Fall and winter are favorite times of the year for many Anchorage locals, as it’s when some of the best events take place—try to time your trip to Alaska to coincide with one of these festivals to truly taste a bit of Alaskan life. 

The Iditarod Sled Dog Race, one of the most famous events in Alaska, kicks off in Anchorage on the first Saturday of March each year. Stake out a spot at the start line, or watch as the racers hit their stride further down the 11-mile route through the city. If you’re visiting before the race starts, you can take a tour of the kennels and meet the sled dogs or even give the sport a try yourself. 

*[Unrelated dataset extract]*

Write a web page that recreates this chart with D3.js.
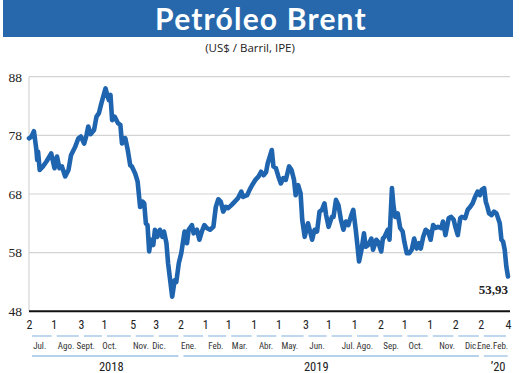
<!DOCTYPE html>
<html>
<head>
<meta charset="utf-8">
<script src="https://cdn.jsdelivr.net/npm/d3@7"></script>
<style>
  html, body { margin: 0; padding: 0; background: #fff; }
  svg { display: block; }
</style>
</head>
<body>
<div id="chart"></div>
<script>
// ---- data ----
const title = "Petróleo Brent";
const subtitle = "(US$ / Barril, IPE)";
const dates = [
"2018-07-02","2018-07-05","2018-07-08","2018-07-11","2018-07-12","2018-07-13","2018-07-15","2018-07-19","2018-07-23","2018-07-29",
"2018-08-02","2018-08-05","2018-08-08","2018-08-11","2018-08-15","2018-08-19","2018-08-22","2018-08-27","2018-08-31",
"2018-09-03","2018-09-07","2018-09-10","2018-09-12","2018-09-15","2018-09-19","2018-09-22","2018-09-25","2018-09-28",
"2018-10-03","2018-10-05","2018-10-07","2018-10-09","2018-10-11","2018-10-14","2018-10-18","2018-10-21","2018-10-23","2018-10-27","2018-10-30",
"2018-11-02","2018-11-04","2018-11-08","2018-11-11","2018-11-14","2018-11-17","2018-11-19","2018-11-21","2018-11-23","2018-11-25","2018-11-27","2018-11-30",
"2018-12-02","2018-12-05","2018-12-08","2018-12-11","2018-12-13","2018-12-16","2018-12-18","2018-12-20","2018-12-23","2018-12-26","2018-12-28","2018-12-31",
"2019-01-03","2019-01-07","2019-01-10","2019-01-12","2019-01-16","2019-01-18","2019-01-22","2019-01-25","2019-01-28","2019-01-31",
"2019-02-03","2019-02-07","2019-02-11","2019-02-14","2019-02-17","2019-02-20","2019-02-23","2019-02-26",
"2019-03-01","2019-03-05","2019-03-09","2019-03-13","2019-03-17","2019-03-19","2019-03-24","2019-03-27","2019-03-30",
"2019-04-03","2019-04-07","2019-04-10","2019-04-13","2019-04-16","2019-04-18","2019-04-21","2019-04-23","2019-04-25","2019-04-28",
"2019-05-01","2019-05-04","2019-05-07","2019-05-10","2019-05-14","2019-05-17","2019-05-20","2019-05-22","2019-05-25","2019-05-28","2019-05-30",
"2019-06-02","2019-06-06","2019-06-08","2019-06-11","2019-06-14","2019-06-17","2019-06-20","2019-06-23","2019-06-26","2019-06-28",
"2019-07-01","2019-07-05","2019-07-07","2019-07-10","2019-07-13","2019-07-16","2019-07-19","2019-07-22","2019-07-25","2019-07-28","2019-07-31",
"2019-08-03","2019-08-05","2019-08-07","2019-08-10","2019-08-13","2019-08-15","2019-08-18","2019-08-22","2019-08-24","2019-08-28","2019-08-30",
"2019-09-03","2019-09-05","2019-09-07","2019-09-11","2019-09-13","2019-09-16","2019-09-18","2019-09-20","2019-09-23","2019-09-26","2019-09-29",
"2019-10-01","2019-10-04","2019-10-07","2019-10-10","2019-10-13","2019-10-16","2019-10-19","2019-10-21","2019-10-24","2019-10-27","2019-10-30",
"2019-11-02","2019-11-05","2019-11-08","2019-11-11","2019-11-15","2019-11-17","2019-11-20","2019-11-24","2019-11-27","2019-11-30",
"2019-12-02","2019-12-05","2019-12-08","2019-12-10","2019-12-14","2019-12-17","2019-12-20","2019-12-23","2019-12-26","2019-12-29",
"2020-01-01","2020-01-03","2020-01-06","2020-01-08","2020-01-10","2020-01-12","2020-01-15","2020-01-18","2020-01-21","2020-01-25","2020-01-27","2020-01-29","2020-01-31",
"2020-02-02","2020-02-04"
];
const prices = [
77.5,77.8,78.7,75.5,73.8,75.2,72.1,72.7,73.5,74.9,
72.4,74.4,72.4,72.7,71.0,72.1,74.6,76.0,77.5,
77.8,76.6,78.1,79.5,78.2,78.9,81.2,81.8,83.5,
86.0,84.9,84.0,84.9,80.6,81.2,80.1,79.8,76.6,77.5,75.5,
72.9,72.7,71.5,70.1,65.8,66.7,66.4,63.0,62.7,58.2,60.2,59.3,
61.9,60.7,61.9,60.7,61.6,59.6,56.2,53.9,50.5,53.3,53.0,56.2,
57.9,61.6,59.6,61.9,62.7,61.3,61.9,60.2,61.6,62.7,
62.2,61.9,62.4,65.8,67.1,66.7,65.0,65.8,
65.6,66.1,66.7,67.3,68.4,67.5,67.8,68.7,69.5,
70.4,71.0,71.8,71.2,71.7,73.2,74.6,75.5,72.7,72.4,
71.0,69.8,70.7,70.4,72.7,72.1,70.4,67.8,69.5,68.1,63.6,
60.7,63.0,61.9,60.2,61.9,61.6,65.0,65.3,66.4,64.4,
62.4,64.1,64.1,67.0,66.1,63.6,61.9,63.3,62.7,64.1,65.3,
61.9,59.3,56.5,58.5,61.3,59.0,59.3,60.4,58.5,60.2,59.9,
58.2,60.4,60.7,61.9,60.2,69.0,65.8,64.1,64.7,62.2,61.6,
59.9,57.9,57.9,58.5,60.4,58.7,59.6,58.7,60.7,61.9,61.6,
60.2,62.7,62.2,62.4,62.2,63.3,61.0,63.9,64.1,63.6,
62.4,61.0,63.9,64.1,63.9,65.3,65.8,66.4,67.5,68.4,
67.8,68.7,69.0,66.7,65.8,64.7,64.4,65.0,64.7,63.0,60.2,59.9,58.5,
55.6,53.93
];
const yTicks = [48, 58, 68, 78, 88];
const dayTickDates = ["2018-07-02","2018-08-01","2018-09-03","2018-10-01","2018-11-05","2018-12-03",
  "2019-01-02","2019-02-01","2019-03-01","2019-04-01","2019-05-01","2019-06-03","2019-07-01","2019-08-01",
  "2019-09-02","2019-10-01","2019-11-01","2019-12-02","2020-01-02","2020-02-04"];
const dayTickLabels = ["2","1","3","1","5","3","2","1","1","1","1","3","1","1","2","1","1","2","2","4"];
const monthLabels = ["Jul.","Ago.","Sept.","Oct.","Nov.","Dic.","Ene.","Feb.","Mar.","Abr.","May.","Jun.",
  "Jul.","Ago.","Sep.","Oct.","Nov.","Dic.","Ene.","Feb."];
const monthLabelDates = ["2018-07-15","2018-08-16","2018-09-09","2018-10-08","2018-11-15","2018-12-07",
  "2019-01-12","2019-02-14","2019-03-15","2019-04-16","2019-05-15","2019-06-17","2019-07-25","2019-08-14",
  "2019-09-15","2019-10-15","2019-11-22","2019-12-22","2020-01-07","2020-01-26"];
const yearLabels = ["2018","2019","’20"];
const yearLabelDates = ["2018-10-10","2019-06-16","2020-01-23"];
const yearStartDates = ["2018-07-02","2019-01-02","2020-01-02"];
const yearEndDates = ["2019-01-02","2020-01-02","2020-02-06"];
const lastLabel = "53,93";

// ---- layout ----
const W = 520, H = 373;
const parse = d3.timeParse("%Y-%m-%d");
const data = dates.map((d, i) => ({ date: parse(d), value: prices[i] }));

const x = d3.scaleTime()
  .domain([parse("2018-07-02"), parse("2020-02-04")])
  .range([29, 508]);
const y = d3.scaleLinear().domain([48, 88]).range([311.3, 76.7]);

const svg = d3.select("#chart").append("svg").attr("width", W).attr("height", H);

// banner
svg.append("rect").attr("x", 3).attr("y", 0).attr("width", 510).attr("height", 37).attr("fill", "#2668ab");
svg.append("text").attr("x", 261).attr("y", 30).attr("text-anchor", "middle")
  .attr("font-family", "Lato, 'Open Sans', sans-serif").attr("font-weight", 700)
  .attr("font-size", 30).attr("letter-spacing", 1.2).attr("fill", "#fff").text(title);
svg.append("text").attr("x", 250).attr("y", 52).attr("text-anchor", "middle")
  .attr("font-family", "'Open Sans', sans-serif").attr("font-size", 11.5)
  .attr("fill", "#222").text(subtitle);

// grid
const gridG = svg.append("g");
gridG.selectAll("line").data(yTicks.filter(t => t > 48)).join("line")
  .attr("x1", 29).attr("x2", 510)
  .attr("y1", d => y(d)).attr("y2", d => y(d))
  .attr("stroke", "#d4d4d4").attr("stroke-width", 1.2);
svg.append("line").attr("x1", 29).attr("x2", 29).attr("y1", y(88)).attr("y2", y(48))
  .attr("stroke", "#d4d4d4").attr("stroke-width", 1.2);

// y labels
const yAxis = d3.axisLeft(y).tickValues(yTicks).tickSize(0).tickPadding(0);
const yg = svg.append("g").attr("transform", "translate(22,0)").call(yAxis);
yg.select(".domain").remove();
yg.selectAll("text").attr("font-family", "'Liberation Serif', 'DejaVu Serif', serif")
  .attr("font-size", 13.5).attr("fill", "#222");

// baseline
svg.append("line").attr("x1", 29).attr("x2", 510).attr("y1", y(48)).attr("y2", y(48))
  .attr("stroke", "#111").attr("stroke-width", 2);

// line
const line = d3.line().x(d => x(d.date)).y(d => y(d.value));
svg.append("path").datum(data).attr("d", line)
  .attr("fill", "none").attr("stroke", "#1f64ae").attr("stroke-width", 4.6)
  .attr("stroke-linejoin", "round").attr("stroke-linecap", "round");

// last value label
const last = data[data.length - 1];
svg.append("text").attr("x", x(last.date)).attr("y", 294).attr("text-anchor", "end")
  .attr("font-family", "'Liberation Serif', serif").attr("font-weight", 700)
  .attr("font-size", 13).attr("fill", "#222").text(lastLabel);

// x axis: day numbers
const condensed = "'Liberation Sans Narrow', 'Roboto Condensed', 'DejaVu Sans Condensed', 'Open Sans', sans-serif";
const tickDs = dayTickDates.map(parse);
const xAxis = d3.axisBottom(x).tickValues(tickDs).tickSize(0).tickPadding(0)
  .tickFormat((d, i) => dayTickLabels[i]);
const xg = svg.append("g").attr("transform", "translate(0,320)").call(xAxis);
xg.select(".domain").remove();
xg.selectAll("text").attr("font-family", condensed).attr("font-size", 12)
  .attr("fill", "#222").attr("dy", "0.71em");

// month underline segments
const segs = tickDs.slice(0, -1).map((d, i) => [d, tickDs[i + 1]]);
svg.append("g").selectAll("line").data(segs).join("line")
  .attr("x1", d => x(d[0]) + 3).attr("x2", d => x(d[1]) - 2)
  .attr("y1", 336).attr("y2", 336)
  .attr("stroke", "#9dc3e6").attr("stroke-width", 1.3);

// month labels
svg.append("g").selectAll("text").data(monthLabels).join("text")
  .attr("x", (d, i) => x(parse(monthLabelDates[i])))
  .attr("y", 349).attr("text-anchor", "middle")
  .attr("font-family", condensed).attr("font-size", 9).attr("fill", "#333")
  .text(d => d);

// year underline segments
svg.append("g").selectAll("line").data(yearLabels).join("line")
  .attr("x1", (d, i) => x(parse(yearStartDates[i])) + 3)
  .attr("x2", (d, i) => Math.min(x(parse(yearEndDates[i])) - 2, 510))
  .attr("y1", 356).attr("y2", 356)
  .attr("stroke", "#9dc3e6").attr("stroke-width", 1.3);

// year labels
svg.append("g").selectAll("text").data(yearLabels).join("text")
  .attr("x", (d, i) => x(parse(yearLabelDates[i])))
  .attr("y", 371).attr("text-anchor", "middle")
  .attr("font-family", condensed).attr("font-size", 12.5).attr("fill", "#222")
  .text(d => d);
</script>
</body>
</html>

Another fun event is Anchorage’s Fur Rondy, a rollicking festival that involves wacky competitions like the Outhouse Races and Running of the Reindeer. 

Flightseeing

Two people dressed in winter clothes taking a selfie in front of a red helicopter (top) and a small red plane on a snowy field (bottom)
Visit Anchorage

Despite being the tallest mountain in North America, Denali can be hard to see sometimes. It’s not uncommon for its peaks to be hidden among the clouds. For the best chances of an unobstructed view, visit in January through March, which is the clearest time of year in Denali National Park. 

Even though the iconic mountain is 140 miles away from Anchorage, you can still see it quite easily on a day trip—simply book one of the numerous flightseeing tours that depart from Anchorage. These scenic flights take just 45 minutes to reach Denali, and include plenty of time swooping around the mountain’s peaks and glaciers. 

Cross-Country Skiing

A woman, facing away from the viewer, cross county skiing down a snowy path toward the ocean
JodyO.Photos | Visit Anchorage

Anchorage’s hundred miles of trails are put to good use in the winter, when they become a playground for cross-country skiers. Kincaid Park’s 60 kilometers of trails regularly host cross-country events but are open for recreational users to enjoy as well. 

Or, if you prefer to make your own tracks, head to Powerline Pass, a popular spot for backcountry skiing. 

Hiking

Couple hiking the Iditarod Trail
Chris Arend | Visit Anchorage

Anchorage doesn’t typically see snow until November, and September and October can be some of the best months for hiking. The air is crisp but the sun is warm, and many trails offer incredible vistas of the fall foliage for leaf peepers. Your only dilemma? Choosing which path to take—Anchorage is home to around 300 miles of hiking trails

Visit Anchorage’s Museums

Traditional Native drummer and dancer at the Alaska Native Heritage Center
Visit Anchorage

Anchorage’s 12 museums offer plenty of indoor entertainment for bad weather days. Don’t miss the Alaska Native Heritage Center, the premier place in the state to learn about the heritage and culture of Alaska’s 11 major cultures.

The Anchorage Museum is another must-see—it’s Alaska’s largest museum and features a wide variety of exhibits, organized around 13 themes showcasing essential aspects of past and present day life in the state.

Sample the Local Dining Scene

Three friends enjoying food and beer at a restaurant
JodyO.Photos | Visit Anchorage

Anchorage is a thriving destination for foodies, with charming cafes and fine dining showcasing fresh and local ingredients. Cozy up with a cup of coffee when you need to warm up—the city has more coffee shops per person than almost anywhere else in the country. At night, unwind with a craft beer and live music at one of Anchorage’s many microbreweries (rumor is, Anchorage’s famously clean water makes the beer extra delicious.)